Why the Next President Will Disappoint You, Too
The Upshot's Brendan Nyhan kicked off an interesting discussion with an excellent item about how unrealistic expectations plague modern presidents. He points out that in the age of the partisan presidency, expectations that any occupant of the White House will transcend divisions are particularly inappropriate. That’s right. The partisan presidency is structural, created by the overall strength of the Democratic and Republican parties. No single president could bring us back to the more personal presidencies of Richard Nixon or John F. Kennedy.
So why do presidents keep promising to transcend partisanship? Indeed, Julia Azari finds that explicit claims by presidents to have a mandate from their party have increasingly given way to claims that mandates are derived from ideology or specific issues. While this reflects the ideological surge that Hans Noel details, it seems strange that we now have partisan presidents who are shy about invoking party.

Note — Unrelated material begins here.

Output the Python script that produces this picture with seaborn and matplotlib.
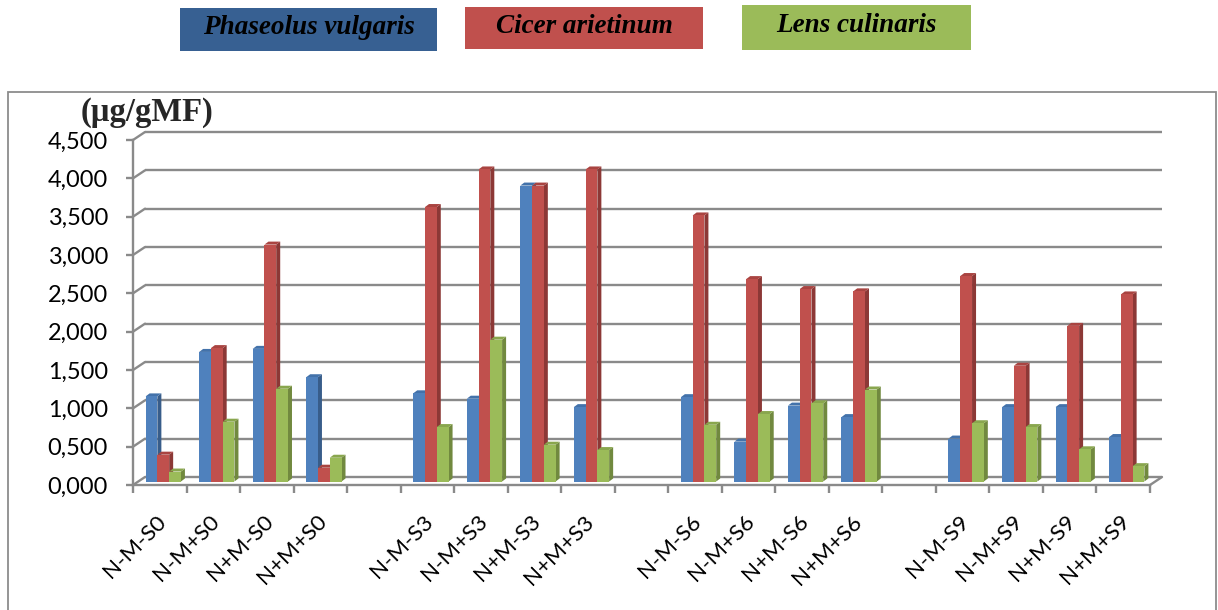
import matplotlib
matplotlib.use("Agg")
import matplotlib.pyplot as plt
from matplotlib.patches import Rectangle, Polygon
from matplotlib.transforms import ScaledTranslation, blended_transform_factory
from matplotlib.ticker import FuncFormatter
import numpy as np
import pandas as pd
import seaborn as sns

# ---- data -------------------------------------------------------------
treatments = ["N-M-S0", "N-M+S0", "N+M-S0", "N+M+S0",
              "N-M-S3", "N-M+S3", "N+M-S3", "N+M+S3",
              "N-M-S6", "N-M+S6", "N+M-S6", "N+M+S6",
              "N-M-S9", "N-M+S9", "N+M-S9", "N+M+S9"]
species = ["Phaseolus vulgaris", "Cicer arietinum", "Lens culinaris"]

phaseolus = [1.11, 1.69, 1.73, 1.36, 1.15, 1.08, 3.86, 0.97,
             1.10, 0.52, 0.99, 0.84, 0.56, 0.97, 0.97, 0.58]
cicer = [0.35, 1.74, 3.09, 0.18, 3.58, 4.07, 3.86, 4.07,
         3.47, 2.64, 2.51, 2.48, 2.68, 1.51, 2.03, 2.44]
lens = [0.13, 0.78, 1.21, 0.31, 0.71, 1.85, 0.48, 0.41,
        0.74, 0.88, 1.02, 1.20, 0.76, 0.71, 0.42, 0.20]

y_ticks = [0.0, 0.5, 1.0, 1.5, 2.0, 2.5, 3.0, 3.5, 4.0, 4.5]
y_label = "(µg/gMF)"

# category order with an empty slot between the salinity groups
order = (treatments[0:4] + [" "] + treatments[4:8] + ["  "] +
         treatments[8:12] + ["   "] + treatments[12:16])

df = pd.DataFrame({
    "treatment": treatments * 3,
    "species": np.repeat(species, len(treatments)),
    "value": phaseolus + cicer + lens,
})

front = {"Phaseolus vulgaris": "#4F81BD", "Cicer arietinum": "#C0504D",
         "Lens culinaris": "#9BBB59"}
side = {"Phaseolus vulgaris": "#385D8A", "Cicer arietinum": "#8C3836",
        "Lens culinaris": "#71893F"}
top = {"Phaseolus vulgaris": "#4372AA", "Cicer arietinum": "#A94441",
       "Lens culinaris": "#89A64E"}
legend_fill = {"Phaseolus vulgaris": "#376092", "Cicer arietinum": "#C0504D",
               "Lens culinaris": "#9BBB59"}

# ---- figure -----------------------------------------------------------
sns.set_style("white")
plt.rcParams["font.family"] = ["Lato", "DejaVu Sans"]

W_PX, H_PX, DPI = 1218, 610, 100
fig = plt.figure(figsize=(W_PX / DPI, H_PX / DPI), dpi=DPI)
renderer = fig.canvas.get_renderer()


def size_for_width(text, width_px, base=20.0):
    """Font size at which `text` is rendered `width_px` pixels wide."""
    t = fig.text(0, 0, text, fontsize=base)
    w = t.get_window_extent(renderer=renderer).width
    t.remove()
    return base * width_px / w


ytick_size = size_for_width("4,500", 60)
xtick_size = size_for_width("N-M-S0", 80)

ax_left, ax_right, ax_top, ax_bottom = 133, 1150, 140, 485
ax = fig.add_axes([ax_left / W_PX, 1 - ax_bottom / H_PX,
                   (ax_right - ax_left) / W_PX, (ax_bottom - ax_top) / H_PX])

sns.barplot(data=df, x="treatment", y="value", hue="species",
            order=order, hue_order=species, palette=front,
            width=0.66, gap=0, saturation=1, errorbar=None,
            legend=False, linewidth=0, ax=ax)

n_cat = len(order)
ax.set_xlim(-0.5, n_cat - 0.5)
ax.set_ylim(0, 4.5)

px_per_cat = (ax_right - ax_left) / n_cat
px_per_unit = (ax_bottom - ax_top) / 4.5
px = 1.0 / DPI  # one pixel in inches

grid_col = "#8A8A8A"
grid_lw = 1.7

# bars sit a little behind the front edge of the floor
bar_shift = ScaledTranslation(3.5 * px, 3.5 * px, fig.dpi_scale_trans)
bar_tr = ax.transData + bar_shift
depth_x = 4.0 / px_per_cat
depth_y = 3.0 / px_per_unit

for z, (container, sp) in enumerate(zip(ax.containers, species)):
    for bar in container:
        h = bar.get_height()
        if not np.isfinite(h):
            continue
        x0 = bar.get_x()
        x1 = x0 + bar.get_width()
        bar.set_transform(bar_tr)
        bar.set_zorder(3 + z)
        ax.add_patch(Polygon([(x1, 0), (x1, h), (x1 + depth_x, h + depth_y),
                              (x1 + depth_x, depth_y)], closed=True,
                             facecolor=side[sp], edgecolor="none",
                             transform=bar_tr, zorder=2.9 + z))
        ax.add_patch(Polygon([(x0, h), (x1, h), (x1 + depth_x, h + depth_y),
                              (x0 + depth_x, h + depth_y)], closed=True,
                             facecolor=top[sp], edgecolor="none",
                             transform=bar_tr, zorder=2.9 + z))

# back wall grid, offset up and to the right of the front axis
wall_dx = 12.0 / (ax_right - ax_left)   # axes fraction
wall_dy = 8.0 / px_per_unit             # data units
blend = blended_transform_factory(ax.transAxes, ax.transData)
for v in y_ticks:
    ax.plot([wall_dx, 1 + wall_dx], [v + wall_dy, v + wall_dy],
            transform=blend, color=grid_col, lw=grid_lw, clip_on=False,
            zorder=1, solid_capstyle="butt")
    ax.plot([0, wall_dx], [v, v + wall_dy], transform=blend,
            color=grid_col, lw=grid_lw, clip_on=False, zorder=1)
ax.plot([1, 1 + wall_dx], [0, wall_dy], transform=blend, color=grid_col,
        lw=grid_lw, clip_on=False, zorder=1)

# axes / spines
for s in ["top", "right"]:
    ax.spines[s].set_visible(False)
for s in ["left", "bottom"]:
    ax.spines[s].set_color(grid_col)
    ax.spines[s].set_linewidth(grid_lw)
    ax.spines[s].set_zorder(1.5)

ax.set_yticks(y_ticks)
ax.yaxis.set_major_formatter(FuncFormatter(lambda v, p: f"{v:.3f}".replace(".", ",")))
ax.tick_params(axis="y", which="major", left=True, length=5, width=grid_lw,
               color=grid_col, pad=13, labelsize=ytick_size, labelcolor="black")

ax.set_xticks(np.arange(-0.5, n_cat, 1.0), minor=True)
ax.set_xticks(np.arange(n_cat))
ax.set_xticklabels([c.strip() for c in order], rotation=45, ha="right",
                   va="center", rotation_mode="anchor")
ax.tick_params(axis="x", which="minor", bottom=True, length=6, width=grid_lw,
               color=grid_col)
ax.tick_params(axis="x", which="major", bottom=False, length=0, pad=24,
               labelsize=xtick_size, labelcolor="black")
label_shift = ScaledTranslation(3 * px, 0, fig.dpi_scale_trans)
for lbl in ax.get_xticklabels():
    lbl.set_transform(lbl.get_transform() + label_shift)

ax.set_xlabel("")
ax.set_ylabel("")
ax.patch.set_alpha(0)

# unit label above the value axis
fig.text(81 / W_PX, 1 - 113 / H_PX, y_label, family="Liberation Serif",
         fontweight="bold", fontsize=23.5, ha="left", va="center")

# outer chart frame
fig.add_artist(Rectangle((8 / W_PX, -0.05), (1216 - 8) / W_PX,
                         (610 - 92) / H_PX + 0.05, transform=fig.transFigure,
                         fill=False, edgecolor="#8C8C8C", lw=1.3))

# legend boxes along the top
boxes = [(180, 437, 8, 51), (465, 703, 7, 49), (742, 971, 5, 50)]
for sp, (x0, x1, y0, y1) in zip(species, boxes):
    fig.add_artist(Rectangle((x0 / W_PX, 1 - y1 / H_PX), (x1 - x0) / W_PX,
                             (y1 - y0) / H_PX, transform=fig.transFigure,
                             facecolor=legend_fill[sp], edgecolor="none"))
    fig.text((x0 + x1) / 2 / W_PX, 1 - (y0 + y1) / 2 / H_PX + 1.5 / H_PX, sp,
             family="Liberation Serif", fontweight="bold", style="italic",
             fontsize=19.5, ha="center", va="center", color="black")

fig.savefig("out.png", dpi=DPI)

The explanation could be two-fold:
First, although parties are much stronger than they were at their nadir in the middle of the 20th century, their ability to appeal on the levels of symbolism, ritual and rhetoric haven't revived. Formal party organizations thrive, and informal party networks are dense and vibrant; campaigns employ party resources and then elected politicians hire party governing professionals; party-aligned media threatens to displace the old "neutral" media as a primary source of information. And yet no new party rituals or symbols have evolved with those other types of party strength. What's the Republican Party song? What special day do Democrats celebrate? Yes, we still have donkeys and elephants, but I don't think they resonate. About the only development is the adoption of red and blue as party colors (it only goes back to November 2000). I suppose Ronald Reagan worship by Republicans might also count, though that’s usually either expressed as ideological or national pride, not party pride. Meanwhile, many extremely partisan voices claim they are independent liberals or conservatives. For whatever reason, old-school Progressive anti-party rhetoric has prevailed even though parties as institutions have never been stronger.
Then there is the fact that for presidents and presidential candidates, a particular strain of Progressive rhetoric has obvious appeal: Woodrow Wilson’s claim to speak for, in the sense of channeling the voices of, the American people. Wilson and presidents since have used that kind of rhetoric against Congress in particular, contrasting the (supposedly) particularized, interest-based orientation of legislators with the (supposedly) universal authority of the vessel of The People.
One can understand why presidents are drawn to that kind of rhetoric it. It’s one thing for a president to say that Senate Republican Leader Mitch McConnell should do what Democrats want; it’s another to say that McConnell should do what the American people want. And presidents, who really do campaign up and down the nation, may genuinely feel they are connected to “the nation” in a way that McConnell, House Speaker John Boehner, Senate Democratic Leader Harry Reid or House Democratic Leader Nancy Pelosi aren’t. The claim is complete nonsense, and hasn’t much helped presidents who make it (just ask Jimmy Carter, who perhaps used it more than any other modern president), but that hasn't made it go away.
The U.S. is a nation of strong political parties that has, alas, accepted foolish anti-party ideas. There's nothing much anyone can do about it – nor is there any incentive for most party leaders to even try.